Associated Content is a sort of Wikipedia but comprised of professionally written articles that it pays people to write. Last month, it had a big problem: charges of plagiarism. Tech news blog Mashable discovered that a person was copying Mashable posts verbatim and selling them to Associated Content.
Plagiarism can be a big problem for any web publisher that spends money on creating content. To avoid repeat situations like the Mashable copier, Associated Content is hiring Attributor, a company that offers web-based software to help publishers discover plagiarized content across the web and make money off of the copycats.
Redwood City, Calif.-based Attributor indexes more than 15 billion pages, matching the content on those pages with more than a trillion “fingerprints,” such as paragraphs and metadata about images and video (our coverage).
The company has already impressed some large content producers. Last year, it began testing with two of the largest news services in the world, Reuters and the Associated Press, both of which have since joined as clients. It has also been in talks with book publishers and other large media organizations.

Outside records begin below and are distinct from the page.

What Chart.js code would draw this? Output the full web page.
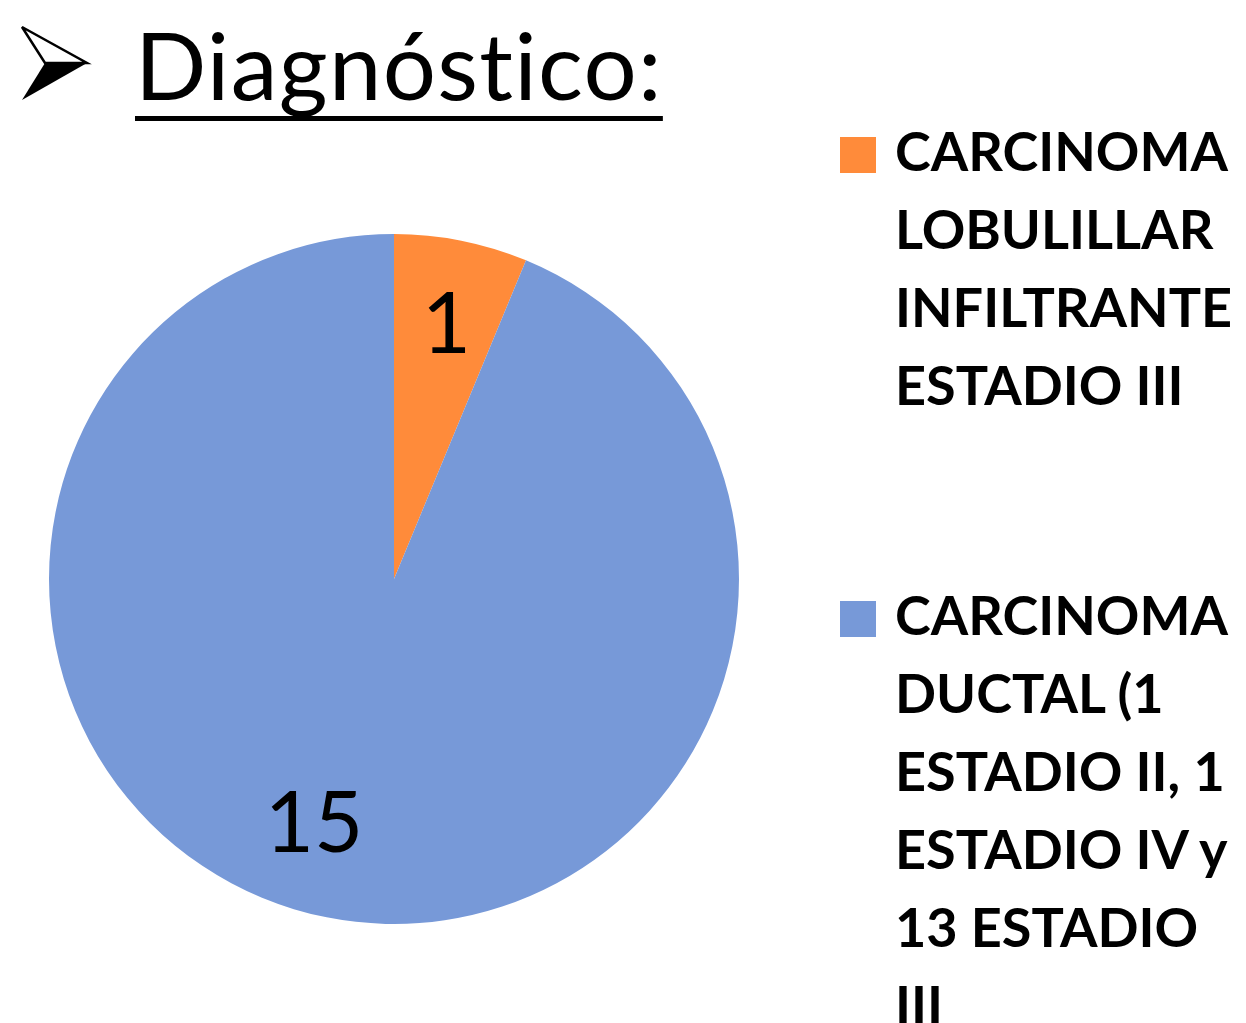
<!DOCTYPE html>
<html>
<head>
<meta charset="utf-8">
<script src="https://cdn.jsdelivr.net/npm/chart.js@4.4.0/dist/chart.umd.min.js"></script>
<style>
  body { margin: 0; background: #fff; width: 1246px; height: 1023px; overflow: hidden; position: relative; font-family: Lato, "Open Sans", sans-serif; font-variant-ligatures: none; }
  #chart { position: absolute; left: 0; top: 0; }
  #arrow { position: absolute; left: 0; top: 0; }
  .title { position: absolute; left: 135px; top: 17px; font-size: 94px; line-height: 93px; color: #000; white-space: nowrap; letter-spacing: 1.3px;
    text-decoration: underline; text-decoration-thickness: 5px; text-underline-offset: 16px; text-decoration-skip-ink: none; }
  .legend-item { position: absolute; left: 838px; font-size: 54px; line-height: 78px; font-weight: bold; color: #000; }
  .legend-item .box { position: absolute; left: 2px; top: 25px; width: 36px; height: 36px; }
  .legend-item .text { margin-left: 57px; white-space: nowrap; }
</style>
</head>
<body>
<svg id="arrow" width="100" height="110">
  <polygon points="45,63 87,63 22,100" fill="#000"/>
  <polygon points="22,27 87,63 45,63" fill="#fff" stroke="#000" stroke-width="2.5" stroke-linejoin="miter"/>
</svg>
<div class="title">Diagnóstico:</div>
<div id="legend"></div>
<canvas id="chart" width="1246" height="1023"></canvas>
<script>
const categories = [
  ["CARCINOMA", "LOBULILLAR", "INFILTRANTE", "ESTADIO III"],
  ["CARCINOMA", "DUCTAL (1", "ESTADIO II, 1", "ESTADIO IV y", "13 ESTADIO", "III"]
];
const counts = [1, 15];
const colors = ["#FF8B3A", "#7799D8"];
const legendTops = [112, 576];

// legend as real text, built from the arrays
const legendEl = document.getElementById("legend");
categories.forEach((lines, i) => {
  const item = document.createElement("div");
  item.className = "legend-item";
  item.style.top = legendTops[i] + "px";
  item.innerHTML = '<div class="box" style="background:' + colors[i] + '"></div><div class="text">' + lines.join("<br>") + "</div>";
  legendEl.appendChild(item);
});

const valueLabels = {
  id: "valueLabels",
  afterDatasetsDraw(chart) {
    const ctx = chart.ctx;
    const meta = chart.getDatasetMeta(0);
    ctx.save();
    ctx.font = "85px Lato, 'Open Sans', sans-serif";
    ctx.fillStyle = "#000";
    ctx.textAlign = "center";
    ctx.textBaseline = "middle";
    meta.data.forEach((arc, i) => {
      const p = arc.getProps(["x", "y", "startAngle", "endAngle", "outerRadius"], true);
      const mid = p.startAngle + (p.endAngle - p.startAngle) * 0.52;
      const r = p.outerRadius * 0.75;
      ctx.fillText(String(chart.data.datasets[0].data[i]), p.x + Math.cos(mid) * r, p.y + Math.sin(mid) * r);
    });
    ctx.restore();
  }
};

new Chart(document.getElementById("chart").getContext("2d"), {
  type: "pie",
  data: {
    labels: categories,
    datasets: [{
      data: counts,
      backgroundColor: colors,
      borderWidth: 0
    }]
  },
  options: {
    responsive: false,
    animation: false,
    layout: { padding: { left: 49, right: 507, top: 234, bottom: 99 } },
    plugins: {
      legend: { display: false },
      tooltip: { enabled: false }
    }
  },
  plugins: [valueLabels]
});
</script>
</body>
</html>
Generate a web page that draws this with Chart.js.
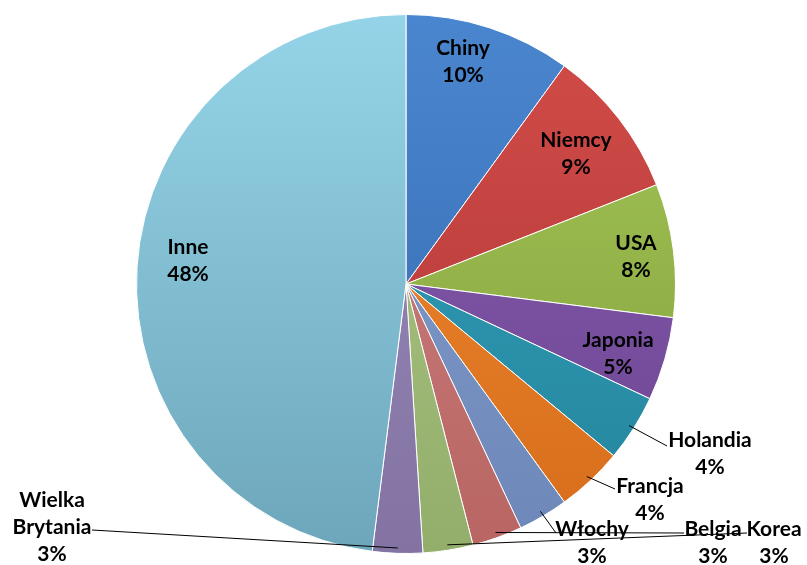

New York-based Associated Content, which also publishes contributors’ audio and video recordings, already has both human editors as well as software to monitor articles for quality and for plagiarism (so it was able to discover and take down the posts, before using Attributor’s software). But the company is focused on creating content, not building anti-plagiarism technology. It pays you to write an article on any topic, then publishes it to the web, gets traffic through search engine results, and makes its money on advertising. And it’s growing fast.
It needs technology that’s been proven to scale in guarding against plagiarism, as Attributor has done. Associated Content has doubled in size to more than a million pageviews a day over the last half a year, it says, and gets more than six million unique visitors a month, according to Comscore.
Associated Content will use Attributor both to detect copied material in submitted articles and to check that its own material isn’t being copied across the web.
Attributor provides a set of web analytics so publishers can see which other sites are using their content, a service launched in early November. This sets the company apart from competitors, chief executive Jim Brock tells me. (Other companies — text-search Copyscape and image-search Cognisign — are also trying to identify plagiarized material.)
It helps a publisher understand how other sites are using its content, and how the proliferation of copying on the web can actually be a good thing, says Brock, a former Yahoo senior vice president.
First, Attributor lets a publisher see if a copycat site has its own advertising in place, and how much traffic that site is getting. The publisher can then use this data to demand a share of ad sales.
Second, Attributor gives the publisher the option to automatically ask offending sites to link back to it. If the offending sites are credible with search engines, these links will increase the publisher’s search engine ranking in search results, leading to more traffic.
You need to contact the company via their web site for pricing information.
I can see Attributor doing quite well with smaller publishers, including news blogs and the many online video companies that are coming out with professionally-produced videos these days. VentureBeat is also going to be looking at using this service.